» **Given instruction**:
Leaving out every picture, retype the lines below from the top through the one that contains "a_y_ticks = [0, 20, 40, 60, 80, 100]".

****************************************

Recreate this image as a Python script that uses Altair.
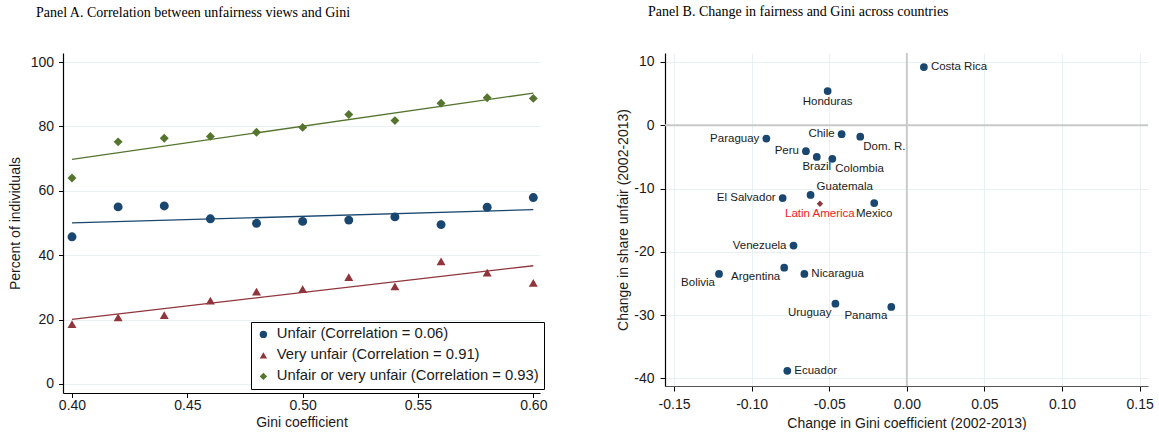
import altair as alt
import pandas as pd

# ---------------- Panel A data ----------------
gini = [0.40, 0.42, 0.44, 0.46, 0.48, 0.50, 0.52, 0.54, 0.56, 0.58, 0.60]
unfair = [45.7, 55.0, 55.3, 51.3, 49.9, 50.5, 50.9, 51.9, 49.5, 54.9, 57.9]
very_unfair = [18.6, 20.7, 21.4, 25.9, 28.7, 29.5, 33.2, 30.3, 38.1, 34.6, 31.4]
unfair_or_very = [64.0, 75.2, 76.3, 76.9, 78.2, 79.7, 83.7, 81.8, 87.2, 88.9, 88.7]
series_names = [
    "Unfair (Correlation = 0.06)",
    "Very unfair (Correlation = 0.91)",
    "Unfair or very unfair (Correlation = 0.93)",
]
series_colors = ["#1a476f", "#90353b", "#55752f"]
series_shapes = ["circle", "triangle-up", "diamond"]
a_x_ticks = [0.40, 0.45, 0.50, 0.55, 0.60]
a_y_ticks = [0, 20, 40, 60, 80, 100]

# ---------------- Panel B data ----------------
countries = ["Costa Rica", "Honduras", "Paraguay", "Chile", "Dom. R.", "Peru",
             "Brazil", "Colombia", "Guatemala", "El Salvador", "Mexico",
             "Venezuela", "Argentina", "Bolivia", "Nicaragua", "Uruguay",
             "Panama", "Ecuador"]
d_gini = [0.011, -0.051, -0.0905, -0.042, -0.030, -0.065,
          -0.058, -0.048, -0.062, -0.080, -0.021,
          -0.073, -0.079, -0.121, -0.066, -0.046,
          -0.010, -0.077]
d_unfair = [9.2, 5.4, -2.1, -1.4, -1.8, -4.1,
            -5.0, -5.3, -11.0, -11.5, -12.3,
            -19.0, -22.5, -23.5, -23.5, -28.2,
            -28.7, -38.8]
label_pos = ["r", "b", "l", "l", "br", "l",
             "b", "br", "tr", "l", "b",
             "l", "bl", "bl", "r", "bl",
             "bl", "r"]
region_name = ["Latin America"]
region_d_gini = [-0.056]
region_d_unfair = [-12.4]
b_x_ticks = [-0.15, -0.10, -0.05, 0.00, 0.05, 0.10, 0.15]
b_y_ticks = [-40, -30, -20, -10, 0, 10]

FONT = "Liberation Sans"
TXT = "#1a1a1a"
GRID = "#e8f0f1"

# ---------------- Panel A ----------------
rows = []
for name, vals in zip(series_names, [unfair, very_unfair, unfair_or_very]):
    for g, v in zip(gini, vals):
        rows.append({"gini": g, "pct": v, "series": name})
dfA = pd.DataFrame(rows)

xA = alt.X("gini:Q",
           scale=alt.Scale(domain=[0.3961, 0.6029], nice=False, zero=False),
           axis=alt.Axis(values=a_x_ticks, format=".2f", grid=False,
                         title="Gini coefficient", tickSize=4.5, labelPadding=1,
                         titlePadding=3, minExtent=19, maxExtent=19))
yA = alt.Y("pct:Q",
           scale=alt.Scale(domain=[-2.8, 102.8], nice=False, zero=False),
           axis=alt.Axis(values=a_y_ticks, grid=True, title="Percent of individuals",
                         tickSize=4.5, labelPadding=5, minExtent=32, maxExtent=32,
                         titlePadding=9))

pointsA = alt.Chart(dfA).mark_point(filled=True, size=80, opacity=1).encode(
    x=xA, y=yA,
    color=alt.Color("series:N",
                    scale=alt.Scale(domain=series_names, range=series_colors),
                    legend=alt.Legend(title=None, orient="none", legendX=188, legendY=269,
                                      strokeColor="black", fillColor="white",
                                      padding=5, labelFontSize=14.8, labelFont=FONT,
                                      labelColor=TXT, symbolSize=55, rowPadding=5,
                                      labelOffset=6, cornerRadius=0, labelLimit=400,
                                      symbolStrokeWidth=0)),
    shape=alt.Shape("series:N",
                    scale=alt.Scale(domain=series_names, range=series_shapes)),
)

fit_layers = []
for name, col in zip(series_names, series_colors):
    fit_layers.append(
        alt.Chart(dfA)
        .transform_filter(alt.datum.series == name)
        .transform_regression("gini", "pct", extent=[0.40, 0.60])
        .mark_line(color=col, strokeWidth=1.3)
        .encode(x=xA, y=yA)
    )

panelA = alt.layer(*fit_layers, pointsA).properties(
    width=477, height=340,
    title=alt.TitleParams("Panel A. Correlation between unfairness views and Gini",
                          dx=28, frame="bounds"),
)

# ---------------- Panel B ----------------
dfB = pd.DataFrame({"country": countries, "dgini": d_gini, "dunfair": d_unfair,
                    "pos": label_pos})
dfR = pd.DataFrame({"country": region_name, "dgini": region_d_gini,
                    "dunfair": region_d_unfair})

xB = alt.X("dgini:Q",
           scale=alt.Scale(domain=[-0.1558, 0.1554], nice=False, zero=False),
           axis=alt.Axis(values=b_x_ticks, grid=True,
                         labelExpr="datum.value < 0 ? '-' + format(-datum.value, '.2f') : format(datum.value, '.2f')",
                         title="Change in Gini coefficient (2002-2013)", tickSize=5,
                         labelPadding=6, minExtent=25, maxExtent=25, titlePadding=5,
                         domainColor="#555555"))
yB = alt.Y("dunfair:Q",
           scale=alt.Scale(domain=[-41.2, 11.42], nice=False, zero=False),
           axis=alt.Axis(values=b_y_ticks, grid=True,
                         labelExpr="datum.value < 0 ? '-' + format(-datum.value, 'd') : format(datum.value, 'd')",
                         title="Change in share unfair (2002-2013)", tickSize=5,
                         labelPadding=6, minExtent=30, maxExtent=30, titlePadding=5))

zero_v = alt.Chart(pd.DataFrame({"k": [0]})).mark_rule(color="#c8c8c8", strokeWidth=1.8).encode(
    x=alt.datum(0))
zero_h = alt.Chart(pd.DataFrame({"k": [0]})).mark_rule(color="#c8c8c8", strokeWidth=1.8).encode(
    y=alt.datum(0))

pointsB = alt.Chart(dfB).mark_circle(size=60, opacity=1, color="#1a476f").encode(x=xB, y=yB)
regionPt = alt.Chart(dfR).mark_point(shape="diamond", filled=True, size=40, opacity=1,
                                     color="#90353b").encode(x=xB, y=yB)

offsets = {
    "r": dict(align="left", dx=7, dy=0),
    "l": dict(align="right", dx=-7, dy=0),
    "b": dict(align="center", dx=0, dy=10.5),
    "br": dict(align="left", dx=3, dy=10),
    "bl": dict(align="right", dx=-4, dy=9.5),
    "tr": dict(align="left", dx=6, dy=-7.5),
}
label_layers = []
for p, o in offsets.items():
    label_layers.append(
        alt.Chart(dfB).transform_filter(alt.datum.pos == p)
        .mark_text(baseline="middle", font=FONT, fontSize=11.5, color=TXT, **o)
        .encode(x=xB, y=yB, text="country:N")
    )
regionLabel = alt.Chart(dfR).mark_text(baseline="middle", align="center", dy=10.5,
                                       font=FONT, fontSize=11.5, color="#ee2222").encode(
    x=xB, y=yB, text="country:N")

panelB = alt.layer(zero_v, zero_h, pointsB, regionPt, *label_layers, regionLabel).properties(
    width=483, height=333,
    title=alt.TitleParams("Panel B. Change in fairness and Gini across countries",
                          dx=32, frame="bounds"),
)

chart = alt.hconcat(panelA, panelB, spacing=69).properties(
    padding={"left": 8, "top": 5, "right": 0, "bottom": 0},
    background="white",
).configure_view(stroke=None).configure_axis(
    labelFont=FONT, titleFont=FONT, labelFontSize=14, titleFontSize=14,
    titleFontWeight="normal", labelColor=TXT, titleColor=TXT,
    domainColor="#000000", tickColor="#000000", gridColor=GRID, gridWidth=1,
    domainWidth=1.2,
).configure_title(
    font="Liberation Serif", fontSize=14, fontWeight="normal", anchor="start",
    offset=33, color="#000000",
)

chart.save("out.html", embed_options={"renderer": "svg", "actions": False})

****************************************

» **Problem solution**:
Recreate this image as a Python script that uses Altair.
import altair as alt
import pandas as pd

# ---------------- Panel A data ----------------
gini = [0.40, 0.42, 0.44, 0.46, 0.48, 0.50, 0.52, 0.54, 0.56, 0.58, 0.60]
unfair = [45.7, 55.0, 55.3, 51.3, 49.9, 50.5, 50.9, 51.9, 49.5, 54.9, 57.9]
very_unfair = [18.6, 20.7, 21.4, 25.9, 28.7, 29.5, 33.2, 30.3, 38.1, 34.6, 31.4]
unfair_or_very = [64.0, 75.2, 76.3, 76.9, 78.2, 79.7, 83.7, 81.8, 87.2, 88.9, 88.7]
series_names = [
    "Unfair (Correlation = 0.06)",
    "Very unfair (Correlation = 0.91)",
    "Unfair or very unfair (Correlation = 0.93)",
]
series_colors = ["#1a476f", "#90353b", "#55752f"]
series_shapes = ["circle", "triangle-up", "diamond"]
a_x_ticks = [0.40, 0.45, 0.50, 0.55, 0.60]
a_y_ticks = [0, 20, 40, 60, 80, 100]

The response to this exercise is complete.